Players caught using steroids or other performance-enhancing drugs are not only publicly identified, they're also automatically suspended for 50 games for a first offense. Those caught using amphetamines -- not included under the "performance-enhancing" section of the agreement -- are not publicly revealed, at least not first-time offenders. They're quietly sent to treatment and are subjected to further testing. A second positive test would result in a 25-game suspension. Only then would the player be identified publicly.

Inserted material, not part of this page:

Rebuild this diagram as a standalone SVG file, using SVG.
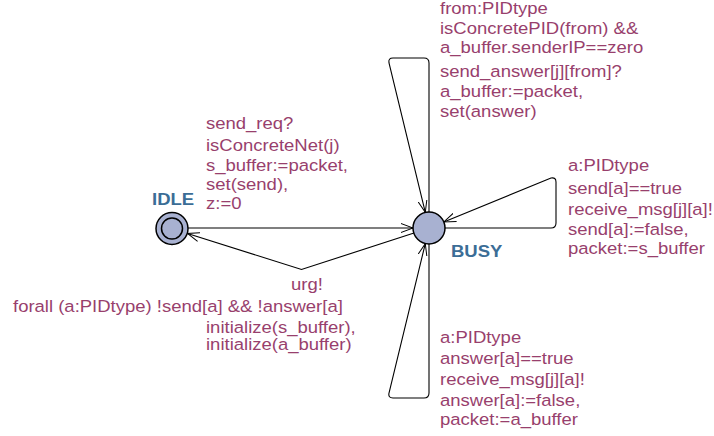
<svg xmlns="http://www.w3.org/2000/svg" width="714" height="436" viewBox="0 0 714 436">
  <style>
    .lbl { font-family: "Liberation Sans", Arial, sans-serif; font-size: 16.3px; fill: #983f6d; }
    .name { font-family: "Liberation Sans", Arial, sans-serif; font-size: 16.3px; font-weight: bold; fill: #3b6d96; }
    .loc { fill: #a8b1d1; stroke: #000; stroke-width: 1.5; }
    .edge { fill: none; stroke: #000; stroke-width: 1.1; }
  </style>
  <defs>
    <marker id="arr" viewBox="0 0 12 10" refX="12" refY="5" markerWidth="12" markerHeight="10" markerUnits="userSpaceOnUse" orient="auto">
      <path d="M0,0.5 L12,5 L0,9.5" fill="none" stroke="#000" stroke-width="1"/>
    </marker>
  </defs>
  <rect width="714" height="436" fill="#fff"/>

  <!-- transitions -->
  <g id="edges">
    <!-- IDLE -> BUSY -->
    <path class="edge" d="M188,228 L413,228" marker-end="url(#arr)"/>
    <!-- BUSY -> IDLE through nail -->
    <path class="edge" d="M414,233 L301.5,269.5 L187.5,233.5" marker-end="url(#arr)"/>
    <!-- upper self-loop -->
    <path class="edge" d="M429,212 L429,63 Q429,58 424,58 L393,58 Q388,58 389,63 L425.3,212.4" marker-end="url(#arr)"/>
    <!-- right self-loop -->
    <path class="edge" d="M445,228 L551,228 Q556,228 556,223 L556,182 Q556,177 551,178 L443.8,222" marker-end="url(#arr)"/>
    <!-- lower self-loop -->
    <path class="edge" d="M429,244 L429,393 Q429,398 424,398 L393,398 Q388,398 389,393 L425.3,243.6" marker-end="url(#arr)"/>
  </g>

  <!-- locations -->
  <g id="IDLE">
    <circle class="loc" cx="172" cy="228.5" r="16"/>
    <circle cx="172" cy="228.5" r="10.5" fill="none" stroke="#000" stroke-width="1.5"/>
    <text class="name" transform="translate(152 205) scale(1.135 1)">IDLE</text>
  </g>
  <g id="BUSY">
    <circle class="loc" cx="429" cy="228" r="16"/>
    <text class="name" transform="translate(451 257) scale(1.135 1)">BUSY</text>
  </g>

  <!-- labels -->
  <g id="label-top">
    <text class="lbl" transform="translate(440 0) scale(1.135 1)">
      <tspan x="0" y="14">from:PIDtype</tspan>
      <tspan x="0" y="34">isConcretePID(from) &amp;&amp;</tspan>
      <tspan x="0" y="53">a_buffer.senderIP==zero</tspan>
      <tspan x="0" y="77">send_answer[j][from]?</tspan>
      <tspan x="0" y="97">a_buffer:=packet,</tspan>
      <tspan x="0" y="117">set(answer)</tspan>
    </text>
  </g>
  <g id="label-req">
    <text class="lbl" transform="translate(206 0) scale(1.135 1)">
      <tspan x="0" y="129">send_req?</tspan>
      <tspan x="0" y="151">isConcreteNet(j)</tspan>
      <tspan x="0" y="171">s_buffer:=packet,</tspan>
      <tspan x="0" y="190">set(send),</tspan>
      <tspan x="0" y="209">z:=0</tspan>
    </text>
  </g>
  <g id="label-send">
    <text class="lbl" transform="translate(568 0) scale(1.135 1)">
      <tspan x="0" y="171">a:PIDtype</tspan>
      <tspan x="0" y="194">send[a]==true</tspan>
      <tspan x="0" y="215">receive_msg[j][a]!</tspan>
      <tspan x="0" y="235">send[a]:=false,</tspan>
      <tspan x="0" y="254">packet:=s_buffer</tspan>
    </text>
  </g>
  <g id="label-answer">
    <text class="lbl" transform="translate(440 0) scale(1.135 1)">
      <tspan x="0" y="343">a:PIDtype</tspan>
      <tspan x="0" y="364">answer[a]==true</tspan>
      <tspan x="0" y="385">receive_msg[j][a]!</tspan>
      <tspan x="0" y="406">answer[a]:=false,</tspan>
      <tspan x="0" y="425">packet:=a_buffer</tspan>
    </text>
  </g>
  <g id="label-urg">
    <text class="lbl" transform="translate(291 290) scale(1.135 1)">urg!</text>
    <text class="lbl" transform="translate(13 312) scale(1.135 1)">forall (a:PIDtype) !send[a] &amp;&amp; !answer[a]</text>
    <text class="lbl" transform="translate(206 0) scale(1.135 1)">
      <tspan x="0" y="333">initialize(s_buffer),</tspan>
      <tspan x="0" y="350">initialize(a_buffer)</tspan>
    </text>
  </g>
</svg>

"I think our agreement reflects the fact that amphetamines are sort of a hybrid between drugs of abuse, like cocaine, and performance-enhancing drugs, like steroids," said MLB executive vice president Rob Manfred. "We recognize the significance of discipline and punishment. The question is, do you make any accommodation for the addictive quality [of amphetamines]?"
Baseball and the players' union clearly have drawn a line between the two types of drug use. Still, despite the lack of public disclosure on amphetamine use, many around the game insist that the days of players popping greenies like sunflower seeds are, if not completely over, at least on the decline.
"You used to walk by every locker and be able to see vials of stuff," says Braves third baseman Chipper Jones, one of the more strident critics of amphetamine use. "That's not the case anymore. I think the testing policy has achieved what it set out to and is cleaning up the sport."
Manfred says the sport's new drug program has been "very effective insofar as changing the culture of amphetamine use" -- though, again, he declines to back up his assertion with hard numbers.
Stone cold killers
Estimates vary, but anecdotal evidence suggests that as many as 75-80 percent of major league players have used amphetamines at some point in their careers. Former National League MVP Ken Caminiti told Sports Illustrated in 2002 that it was much more than that. "I would say there are only a couple of guys on a team that don't take greenies before a game," Caminiti said. "One or two guys."
These are dangerous drugs, too. Amphetamines increase alertness and energy, but they also can be addictive and can lead to an elevated heart rate, elevated blood pressure, nausea, irritability, insomnia and other nasty side effects. Other drugs on baseball's list of 30 banned stimulants have proven to be dangerous, too. Ephedrine, for example, was linked to the 2003 heat-related death of Orioles pitcher Steve Bechler.